Experimental Validation of Decentralized Affine Transformation
Multi-Agent Drone Swarm Coordination Using Leader-Follower Framework
Experimental Demonstration
Experimental validation of decentralized affine transformation with Crazyflie 2.1 quadcopters. The video demonstrates the drone swarm executing coordinated maneuvers while maintaining formation and avoiding obstacles in a constrained environment.
Project Overview
This research presents an experimental validation of decentralized affine transformation (AT) in multi-agent systems using teams of mini-quadcopters. The AT framework enables an agent team to safely navigate constrained, obstacle-rich environments while allowing aggressive changes in inter-agent distances, which are formally characterized through the decomposition of the AT transformation matrix.
The project focuses on two-dimensional AT, formulated as a decentralized leader-follower problem. In this formulation, three leader quadcopters are positioned at the vertices of a triangle, while all follower quadcopters remain within the triangle. The leaders know the desired trajectories prescribed by the AT, whereas the followers do not. Instead, the followers infer their trajectories through local communication governed by fixed communication weights determined by the initial spatial configuration of the team.
Methodology
Decentralized Leader-Follower Framework
The decentralized affine transformation approach employs a leader-follower architecture where:
- Leader Agents: Three quadcopters positioned at triangle vertices that follow prescribed AT trajectories
- Follower Agents: Quadcopters that remain within the leader triangle and infer their trajectories through local communication
- Communication Weights: Fixed weights determined by initial spatial configuration, enabling decentralized coordination
- Asymptotic Convergence: Mathematical guarantees for trajectory convergence without centralized control
Experimental Setup
The experiments utilized the Decentralized AT framework with Crazyflie 2.1 mini-quadcopters and a motion capture system for precise position tracking. The setup enabled real-time validation of the decentralized AT algorithm in obstacle-laden environments, demonstrating the framework's capability to safely guide multi-agent teams through complex scenarios.
Experimental Results
Figure 1: 3D trajectory visualization showing the drone swarm executing decentralized affine transformation. The leader quadcopters (positioned at triangle vertices) follow prescribed trajectories while follower agents maintain formation through local communication.
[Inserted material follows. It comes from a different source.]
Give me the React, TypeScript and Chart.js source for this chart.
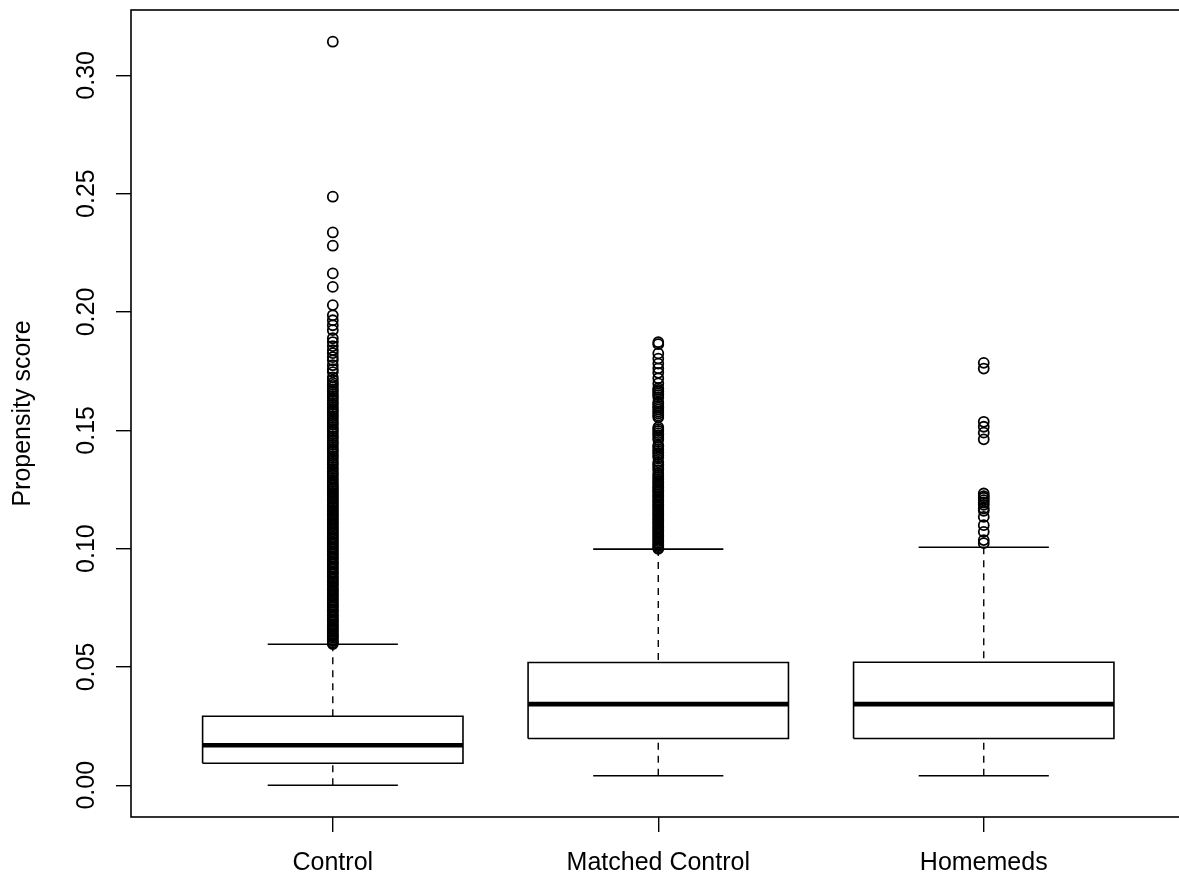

Figure 2: Tracking error analysis demonstrating the asymptotic convergence of the decentralized AT algorithm. The results validate the theoretical predictions and show successful trajectory following with minimal error.
Key Findings
- Asymptotic Convergence: Experimental results validate the asymptotic convergence of decentralized AT, confirming theoretical predictions
- Safe Navigation: Successfully demonstrated capability to guide multi-agent teams through obstacle-laden environments
- Aggressive Maneuvers: Enabled significant changes in inter-agent distances while maintaining formation integrity
- Decentralized Control: Achieved coordination without centralized control, relying solely on local communication
- Scalability: Framework scales effectively with team size while maintaining performance
Technical Contributions
Decentralized Architecture
Novel leader-follower framework enabling autonomous coordination without centralized control
Mathematical Validation
Rigorous experimental validation of asymptotic convergence properties
Safe Navigation
Demonstrated safe operation in constrained, obstacle-rich environments
Formation Flexibility
Support for aggressive changes in inter-agent distances during operation
Publication
Experimental Validation of Decentralized Affine Transformation
arXiv preprint arXiv:2509.10791, September 2025
Subjects: Systems and Control (eess.SY)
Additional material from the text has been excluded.